Directive: Return each line of the listing below, unchanged, and omit the images.

________________

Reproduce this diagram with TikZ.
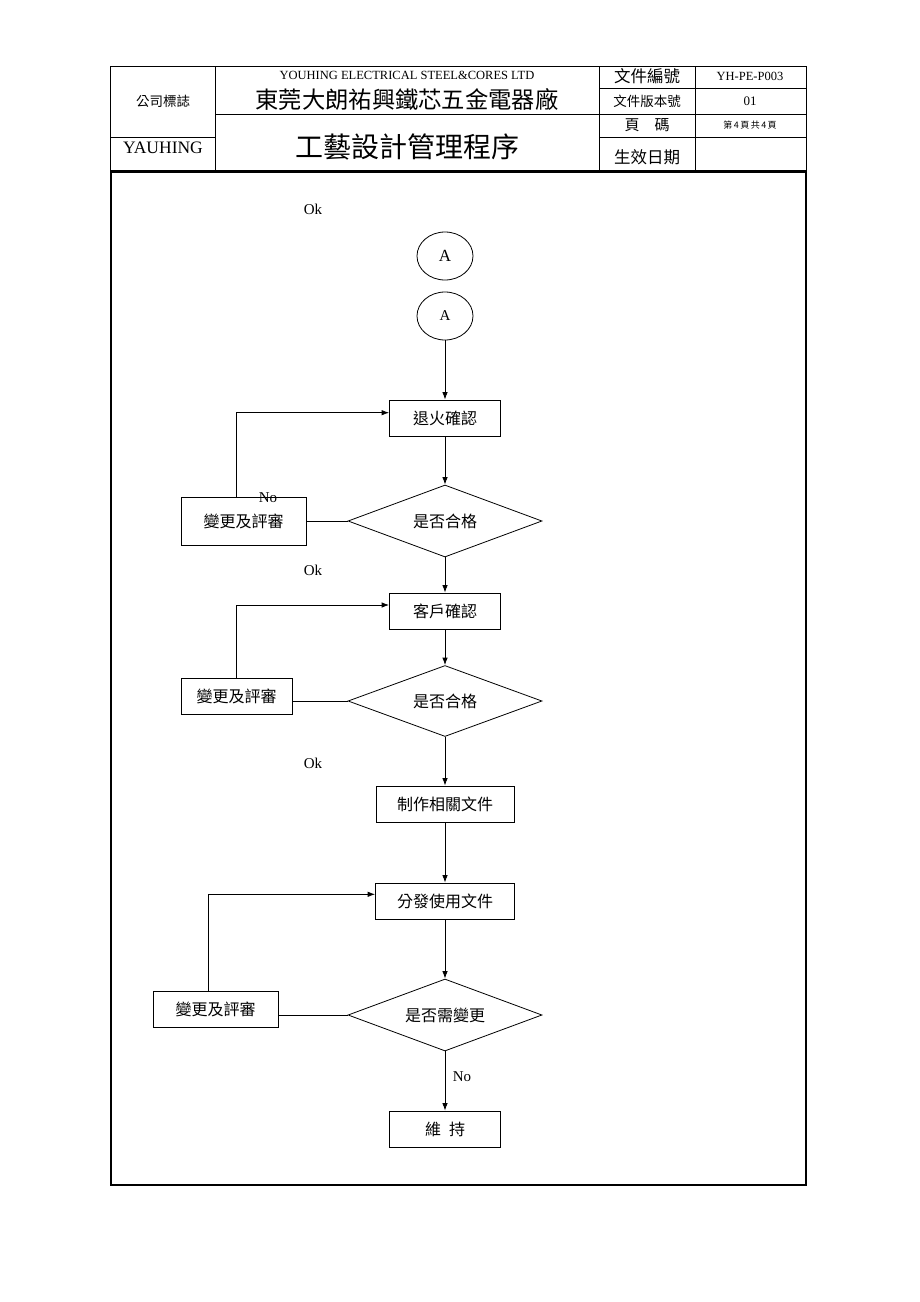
\documentclass[tikz,border=0pt]{standalone}
\usepackage{fontspec}
\setmainfont{Liberation Serif}
\newfontfamily\cjk{Noto Sans CJK TC}
\usetikzlibrary{shapes.geometric,arrows.meta}
\begin{document}
\begin{tikzpicture}[x=1pt,y=-1pt,line width=0.8pt,
  box/.style={draw,rectangle,inner sep=0pt,minimum height=36pt,font=\cjk\fontsize{16}{18}\selectfont},
  dia/.style={draw,diamond,aspect=2.7,inner sep=0pt,minimum width=194pt,minimum height=72pt,font=\cjk\fontsize{16}{18}\selectfont},
  conn/.style={draw,ellipse,inner sep=0pt,minimum width=56pt,minimum height=48pt},
  arr/.style={-{Latex[length=7.5pt,width=5.5pt]}},
  lbl/.style={font=\fontsize{15}{17}\selectfont,inner sep=0pt},
  hcjk/.style={font=\cjk\fontsize{#1}{#1}\selectfont,inner sep=0pt},
  hlat/.style={font=\fontsize{#1}{#1}\selectfont,inner sep=0pt}]
\useasboundingbox (0,0) rectangle (920,1302);
% header table
\draw (110,66) rectangle (806,170);
\draw (215,66) -- (215,170);
\draw (599,66) -- (599,170);
\draw (695,66) -- (695,170);
\draw (599,88) -- (806,88);
\draw (215,114) -- (806,114);
\draw (599,137) -- (806,137);
\draw (110,137) -- (215,137);
\node[hcjk=13.5] (logo) at (163,101) {公司標誌};
\node[hlat=17.5] (yau) at (163,148) {YAUHING};
\node[hlat=12.5] (eng) at (407,75) {YOUHING ELECTRICAL STEEL\&CORES LTD};
\node[hcjk=23.3] (chn) at (407,99) {東莞大朗祐興鐵芯五金電器廠};
\node[hcjk=28] (title) at (407,147) {工藝設計管理程序};
\node[hcjk=16.5] (h1) at (647,76) {文件編號};
\node[hcjk=13.5] (h2) at (647,101) {文件版本號};
\node[hcjk=15] (h3) at (647,125) {頁\hspace{1em}碼};
\node[hcjk=16.5] (h4) at (647,157) {生效日期};
\node[hlat=12.5] (v1) at (750,76) {YH-PE-P003};
\node[hlat=13] (v2) at (750,101) {01};
\node[hcjk=9] (v3) at (750,125) {第\,4\,頁\,共\,4\,頁};
% main frame
\draw[line width=2pt] (111,172) rectangle (806,1185);
% flowchart
\node[lbl] (ok0) at (313,209) {Ok};
\node[conn,font=\fontsize{17}{17}\selectfont] (a1) at (445,256) {A};
\node[conn,font=\fontsize{15}{15}\selectfont] (a2) at (445,316) {A};
\node[box,minimum width=111pt] (b1) at (445,418) {退火確認};
\node[dia] (d1) at (445,521) {是否合格};
\node[box,minimum width=125pt,minimum height=48pt] (r1) at (243.5,521) {變更及評審};
\node[lbl] (no1) at (268,498) {No};
\node[lbl] (ok1) at (313,570) {Ok};
\node[box,minimum width=111pt] (b2) at (445,611) {客戶確認};
\node[dia,minimum height=71pt] (d2) at (445,701) {是否合格};
\node[box,minimum width=111pt] (r2) at (236.5,696) {變更及評審};
\node[lbl] (ok2) at (313,763) {Ok};
\node[box,minimum width=138pt] (b3) at (445,804) {制作相關文件};
\node[box,minimum width=139pt] (b4) at (445,901) {分發使用文件};
\node[dia] (d3) at (445,1015) {是否需變更};
\node[box,minimum width=125pt] (r3) at (215.5,1009) {變更及評審};
\node[lbl] (no3) at (462,1077) {No};
\node[box,minimum width=111pt] (b5) at (445,1129) {維\hspace{0.5em}持};
% connectors
\draw[arr] (a2) -- (b1);
\draw[arr] (b1) -- (d1);
\draw (d1.west) -- (r1.east);
\draw[arr] ([xshift=-7.2pt]r1.north) |- ([yshift=5.3pt]b1.west);
\draw[arr] (d1) -- (b2);
\draw[arr] (b2) -- (d2);
\draw (d2.west) -- (d2.west -| r2.east);
\draw[arr] (r2.north) |- ([yshift=6pt]b2.west);
\draw[arr] (d2) -- (b3);
\draw[arr] (b3) -- (b4);
\draw[arr] (b4) -- (d3);
\draw (d3.west) -- (d3.west -| r3.east);
\draw[arr] ([xshift=-7.2pt]r3.north) |- ([yshift=6.7pt]b4.west);
\draw[arr] (d3) -- (b5);
\end{tikzpicture}
\end{document}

________________

Full response:
Reproduce this diagram with TikZ.
\documentclass[tikz,border=0pt]{standalone}
\usepackage{fontspec}
\setmainfont{Liberation Serif}
\newfontfamily\cjk{Noto Sans CJK TC}
\usetikzlibrary{shapes.geometric,arrows.meta}
\begin{document}
\begin{tikzpicture}[x=1pt,y=-1pt,line width=0.8pt,
  box/.style={draw,rectangle,inner sep=0pt,minimum height=36pt,font=\cjk\fontsize{16}{18}\selectfont},
  dia/.style={draw,diamond,aspect=2.7,inner sep=0pt,minimum width=194pt,minimum height=72pt,font=\cjk\fontsize{16}{18}\selectfont},
  conn/.style={draw,ellipse,inner sep=0pt,minimum width=56pt,minimum height=48pt},
  arr/.style={-{Latex[length=7.5pt,width=5.5pt]}},
  lbl/.style={font=\fontsize{15}{17}\selectfont,inner sep=0pt},
  hcjk/.style={font=\cjk\fontsize{#1}{#1}\selectfont,inner sep=0pt},
  hlat/.style={font=\fontsize{#1}{#1}\selectfont,inner sep=0pt}]
\useasboundingbox (0,0) rectangle (920,1302);
% header table
\draw (110,66) rectangle (806,170);
\draw (215,66) -- (215,170);
\draw (599,66) -- (599,170);
\draw (695,66) -- (695,170);
\draw (599,88) -- (806,88);
\draw (215,114) -- (806,114);
\draw (599,137) -- (806,137);
\draw (110,137) -- (215,137);
\node[hcjk=13.5] (logo) at (163,101) {公司標誌};
\node[hlat=17.5] (yau) at (163,148) {YAUHING};
\node[hlat=12.5] (eng) at (407,75) {YOUHING ELECTRICAL STEEL\&CORES LTD};
\node[hcjk=23.3] (chn) at (407,99) {東莞大朗祐興鐵芯五金電器廠};
\node[hcjk=28] (title) at (407,147) {工藝設計管理程序};
\node[hcjk=16.5] (h1) at (647,76) {文件編號};
\node[hcjk=13.5] (h2) at (647,101) {文件版本號};
\node[hcjk=15] (h3) at (647,125) {頁\hspace{1em}碼};
\node[hcjk=16.5] (h4) at (647,157) {生效日期};
\node[hlat=12.5] (v1) at (750,76) {YH-PE-P003};
\node[hlat=13] (v2) at (750,101) {01};
\node[hcjk=9] (v3) at (750,125) {第\,4\,頁\,共\,4\,頁};
% main frame
\draw[line width=2pt] (111,172) rectangle (806,1185);
% flowchart
\node[lbl] (ok0) at (313,209) {Ok};
\node[conn,font=\fontsize{17}{17}\selectfont] (a1) at (445,256) {A};
\node[conn,font=\fontsize{15}{15}\selectfont] (a2) at (445,316) {A};
\node[box,minimum width=111pt] (b1) at (445,418) {退火確認};
\node[dia] (d1) at (445,521) {是否合格};
\node[box,minimum width=125pt,minimum height=48pt] (r1) at (243.5,521) {變更及評審};
\node[lbl] (no1) at (268,498) {No};
\node[lbl] (ok1) at (313,570) {Ok};
\node[box,minimum width=111pt] (b2) at (445,611) {客戶確認};
\node[dia,minimum height=71pt] (d2) at (445,701) {是否合格};
\node[box,minimum width=111pt] (r2) at (236.5,696) {變更及評審};
\node[lbl] (ok2) at (313,763) {Ok};
\node[box,minimum width=138pt] (b3) at (445,804) {制作相關文件};
\node[box,minimum width=139pt] (b4) at (445,901) {分發使用文件};
\node[dia] (d3) at (445,1015) {是否需變更};
\node[box,minimum width=125pt] (r3) at (215.5,1009) {變更及評審};
\node[lbl] (no3) at (462,1077) {No};
\node[box,minimum width=111pt] (b5) at (445,1129) {維\hspace{0.5em}持};
% connectors
\draw[arr] (a2) -- (b1);
\draw[arr] (b1) -- (d1);
\draw (d1.west) -- (r1.east);
\draw[arr] ([xshift=-7.2pt]r1.north) |- ([yshift=5.3pt]b1.west);
\draw[arr] (d1) -- (b2);
\draw[arr] (b2) -- (d2);
\draw (d2.west) -- (d2.west -| r2.east);
\draw[arr] (r2.north) |- ([yshift=6pt]b2.west);
\draw[arr] (d2) -- (b3);
\draw[arr] (b3) -- (b4);
\draw[arr] (b4) -- (d3);
\draw (d3.west) -- (d3.west -| r3.east);
\draw[arr] ([xshift=-7.2pt]r3.north) |- ([yshift=6.7pt]b4.west);
\draw[arr] (d3) -- (b5);
\end{tikzpicture}
\end{document}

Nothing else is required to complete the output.